## What you need to do:
Below is a listing; write it out exactly and drop any images from it.

## Provided data:
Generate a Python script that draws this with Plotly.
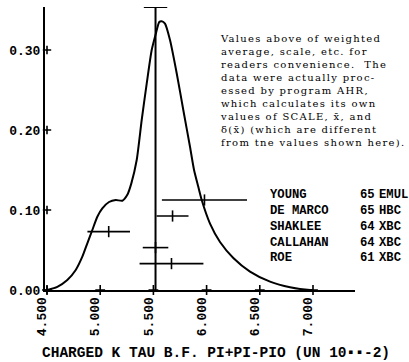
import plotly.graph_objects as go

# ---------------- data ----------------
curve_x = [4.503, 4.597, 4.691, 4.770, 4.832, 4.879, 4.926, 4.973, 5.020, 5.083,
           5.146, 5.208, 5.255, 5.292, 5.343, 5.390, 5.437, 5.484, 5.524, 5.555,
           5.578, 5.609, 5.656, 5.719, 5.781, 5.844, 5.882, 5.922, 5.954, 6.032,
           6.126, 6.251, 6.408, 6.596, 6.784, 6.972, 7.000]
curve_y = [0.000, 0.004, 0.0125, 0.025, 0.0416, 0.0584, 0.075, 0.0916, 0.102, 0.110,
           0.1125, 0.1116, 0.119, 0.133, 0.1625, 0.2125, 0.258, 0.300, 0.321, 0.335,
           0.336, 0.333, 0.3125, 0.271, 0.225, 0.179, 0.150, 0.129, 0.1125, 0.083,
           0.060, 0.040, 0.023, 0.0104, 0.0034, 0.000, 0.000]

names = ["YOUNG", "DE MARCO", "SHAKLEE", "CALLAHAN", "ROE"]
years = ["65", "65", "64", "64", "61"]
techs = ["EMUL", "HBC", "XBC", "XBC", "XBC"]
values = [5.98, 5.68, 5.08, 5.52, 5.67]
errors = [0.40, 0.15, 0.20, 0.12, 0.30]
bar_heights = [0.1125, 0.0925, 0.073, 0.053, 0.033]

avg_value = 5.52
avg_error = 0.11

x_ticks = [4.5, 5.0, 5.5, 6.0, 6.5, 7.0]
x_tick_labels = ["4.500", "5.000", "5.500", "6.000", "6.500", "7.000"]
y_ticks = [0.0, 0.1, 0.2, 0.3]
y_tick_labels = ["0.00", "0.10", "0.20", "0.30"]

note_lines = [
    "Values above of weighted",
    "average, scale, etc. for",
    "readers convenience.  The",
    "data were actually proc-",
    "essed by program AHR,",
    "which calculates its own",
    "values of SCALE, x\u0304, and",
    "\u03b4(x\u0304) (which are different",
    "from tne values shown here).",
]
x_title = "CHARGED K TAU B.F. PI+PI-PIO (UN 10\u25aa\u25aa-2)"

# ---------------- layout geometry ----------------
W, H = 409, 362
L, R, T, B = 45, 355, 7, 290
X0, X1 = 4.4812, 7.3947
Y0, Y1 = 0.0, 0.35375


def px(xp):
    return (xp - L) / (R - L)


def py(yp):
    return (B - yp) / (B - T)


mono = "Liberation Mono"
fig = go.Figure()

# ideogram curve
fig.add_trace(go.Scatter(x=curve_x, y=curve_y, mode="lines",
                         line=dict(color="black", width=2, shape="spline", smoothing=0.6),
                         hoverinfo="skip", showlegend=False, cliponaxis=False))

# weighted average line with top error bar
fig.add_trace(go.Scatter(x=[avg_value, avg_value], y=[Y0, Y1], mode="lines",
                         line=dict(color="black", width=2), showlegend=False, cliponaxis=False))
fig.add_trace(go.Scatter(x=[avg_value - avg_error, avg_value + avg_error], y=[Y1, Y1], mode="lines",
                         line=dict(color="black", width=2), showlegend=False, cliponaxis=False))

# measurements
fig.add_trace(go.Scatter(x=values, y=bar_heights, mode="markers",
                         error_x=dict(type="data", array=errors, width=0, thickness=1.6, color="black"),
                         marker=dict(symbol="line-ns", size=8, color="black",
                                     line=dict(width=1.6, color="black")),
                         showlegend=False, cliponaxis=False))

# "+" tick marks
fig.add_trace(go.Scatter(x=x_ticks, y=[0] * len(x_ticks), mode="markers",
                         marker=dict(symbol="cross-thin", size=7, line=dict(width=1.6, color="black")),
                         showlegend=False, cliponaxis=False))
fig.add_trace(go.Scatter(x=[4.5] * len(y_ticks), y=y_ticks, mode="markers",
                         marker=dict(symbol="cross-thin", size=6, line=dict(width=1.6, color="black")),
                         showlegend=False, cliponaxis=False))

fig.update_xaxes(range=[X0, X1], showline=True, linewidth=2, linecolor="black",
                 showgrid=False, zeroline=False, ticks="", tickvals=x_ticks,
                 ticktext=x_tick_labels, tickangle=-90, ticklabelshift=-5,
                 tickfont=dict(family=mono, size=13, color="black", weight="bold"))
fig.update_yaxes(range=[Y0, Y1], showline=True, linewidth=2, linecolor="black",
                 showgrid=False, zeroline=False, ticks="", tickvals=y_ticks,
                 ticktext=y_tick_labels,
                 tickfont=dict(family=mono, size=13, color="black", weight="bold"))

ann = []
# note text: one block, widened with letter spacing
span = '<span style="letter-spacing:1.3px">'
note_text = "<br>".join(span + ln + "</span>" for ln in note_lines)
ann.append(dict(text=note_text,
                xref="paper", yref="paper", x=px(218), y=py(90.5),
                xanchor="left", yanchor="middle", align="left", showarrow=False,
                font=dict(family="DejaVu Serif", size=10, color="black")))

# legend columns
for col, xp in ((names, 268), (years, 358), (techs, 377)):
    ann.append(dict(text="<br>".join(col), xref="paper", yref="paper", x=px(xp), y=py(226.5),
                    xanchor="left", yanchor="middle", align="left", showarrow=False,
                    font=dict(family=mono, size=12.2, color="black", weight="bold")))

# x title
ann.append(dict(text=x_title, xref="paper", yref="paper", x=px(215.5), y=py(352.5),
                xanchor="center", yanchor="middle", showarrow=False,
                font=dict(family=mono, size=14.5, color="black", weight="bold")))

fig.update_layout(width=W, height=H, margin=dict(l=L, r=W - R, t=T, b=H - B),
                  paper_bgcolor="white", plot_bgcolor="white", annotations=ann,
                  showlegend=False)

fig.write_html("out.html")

## Result below:
Generate a Python script that draws this with Plotly.
import plotly.graph_objects as go

# ---------------- data ----------------
curve_x = [4.503, 4.597, 4.691, 4.770, 4.832, 4.879, 4.926, 4.973, 5.020, 5.083,
           5.146, 5.208, 5.255, 5.292, 5.343, 5.390, 5.437, 5.484, 5.524, 5.555,
           5.578, 5.609, 5.656, 5.719, 5.781, 5.844, 5.882, 5.922, 5.954, 6.032,
           6.126, 6.251, 6.408, 6.596, 6.784, 6.972, 7.000]
curve_y = [0.000, 0.004, 0.0125, 0.025, 0.0416, 0.0584, 0.075, 0.0916, 0.102, 0.110,
           0.1125, 0.1116, 0.119, 0.133, 0.1625, 0.2125, 0.258, 0.300, 0.321, 0.335,
           0.336, 0.333, 0.3125, 0.271, 0.225, 0.179, 0.150, 0.129, 0.1125, 0.083,
           0.060, 0.040, 0.023, 0.0104, 0.0034, 0.000, 0.000]

names = ["YOUNG", "DE MARCO", "SHAKLEE", "CALLAHAN", "ROE"]
years = ["65", "65", "64", "64", "61"]
techs = ["EMUL", "HBC", "XBC", "XBC", "XBC"]
values = [5.98, 5.68, 5.08, 5.52, 5.67]
errors = [0.40, 0.15, 0.20, 0.12, 0.30]
bar_heights = [0.1125, 0.0925, 0.073, 0.053, 0.033]

avg_value = 5.52
avg_error = 0.11

x_ticks = [4.5, 5.0, 5.5, 6.0, 6.5, 7.0]
x_tick_labels = ["4.500", "5.000", "5.500", "6.000", "6.500", "7.000"]
y_ticks = [0.0, 0.1, 0.2, 0.3]
y_tick_labels = ["0.00", "0.10", "0.20", "0.30"]

note_lines = [
    "Values above of weighted",
    "average, scale, etc. for",
    "readers convenience.  The",
    "data were actually proc-",
    "essed by program AHR,",
    "which calculates its own",
    "values of SCALE, x\u0304, and",
    "\u03b4(x\u0304) (which are different",
    "from tne values shown here).",
]
x_title = "CHARGED K TAU B.F. PI+PI-PIO (UN 10\u25aa\u25aa-2)"

# ---------------- layout geometry ----------------
W, H = 409, 362
L, R, T, B = 45, 355, 7, 290
X0, X1 = 4.4812, 7.3947
Y0, Y1 = 0.0, 0.35375


def px(xp):
    return (xp - L) / (R - L)


def py(yp):
    return (B - yp) / (B - T)


mono = "Liberation Mono"
fig = go.Figure()

# ideogram curve
fig.add_trace(go.Scatter(x=curve_x, y=curve_y, mode="lines",
                         line=dict(color="black", width=2, shape="spline", smoothing=0.6),
                         hoverinfo="skip", showlegend=False, cliponaxis=False))

# weighted average line with top error bar
fig.add_trace(go.Scatter(x=[avg_value, avg_value], y=[Y0, Y1], mode="lines",
                         line=dict(color="black", width=2), showlegend=False, cliponaxis=False))
fig.add_trace(go.Scatter(x=[avg_value - avg_error, avg_value + avg_error], y=[Y1, Y1], mode="lines",
                         line=dict(color="black", width=2), showlegend=False, cliponaxis=False))

# measurements
fig.add_trace(go.Scatter(x=values, y=bar_heights, mode="markers",
                         error_x=dict(type="data", array=errors, width=0, thickness=1.6, color="black"),
                         marker=dict(symbol="line-ns", size=8, color="black",
                                     line=dict(width=1.6, color="black")),
                         showlegend=False, cliponaxis=False))

# "+" tick marks
fig.add_trace(go.Scatter(x=x_ticks, y=[0] * len(x_ticks), mode="markers",
                         marker=dict(symbol="cross-thin", size=7, line=dict(width=1.6, color="black")),
                         showlegend=False, cliponaxis=False))
fig.add_trace(go.Scatter(x=[4.5] * len(y_ticks), y=y_ticks, mode="markers",
                         marker=dict(symbol="cross-thin", size=6, line=dict(width=1.6, color="black")),
                         showlegend=False, cliponaxis=False))

fig.update_xaxes(range=[X0, X1], showline=True, linewidth=2, linecolor="black",
                 showgrid=False, zeroline=False, ticks="", tickvals=x_ticks,
                 ticktext=x_tick_labels, tickangle=-90, ticklabelshift=-5,
                 tickfont=dict(family=mono, size=13, color="black", weight="bold"))
fig.update_yaxes(range=[Y0, Y1], showline=True, linewidth=2, linecolor="black",
                 showgrid=False, zeroline=False, ticks="", tickvals=y_ticks,
                 ticktext=y_tick_labels,
                 tickfont=dict(family=mono, size=13, color="black", weight="bold"))

ann = []
# note text: one block, widened with letter spacing
span = '<span style="letter-spacing:1.3px">'
note_text = "<br>".join(span + ln + "</span>" for ln in note_lines)
ann.append(dict(text=note_text,
                xref="paper", yref="paper", x=px(218), y=py(90.5),
                xanchor="left", yanchor="middle", align="left", showarrow=False,
                font=dict(family="DejaVu Serif", size=10, color="black")))

# legend columns
for col, xp in ((names, 268), (years, 358), (techs, 377)):
    ann.append(dict(text="<br>".join(col), xref="paper", yref="paper", x=px(xp), y=py(226.5),
                    xanchor="left", yanchor="middle", align="left", showarrow=False,
                    font=dict(family=mono, size=12.2, color="black", weight="bold")))

# x title
ann.append(dict(text=x_title, xref="paper", yref="paper", x=px(215.5), y=py(352.5),
                xanchor="center", yanchor="middle", showarrow=False,
                font=dict(family=mono, size=14.5, color="black", weight="bold")))

fig.update_layout(width=W, height=H, margin=dict(l=L, r=W - R, t=T, b=H - B),
                  paper_bgcolor="white", plot_bgcolor="white", annotations=ann,
                  showlegend=False)

fig.write_html("out.html")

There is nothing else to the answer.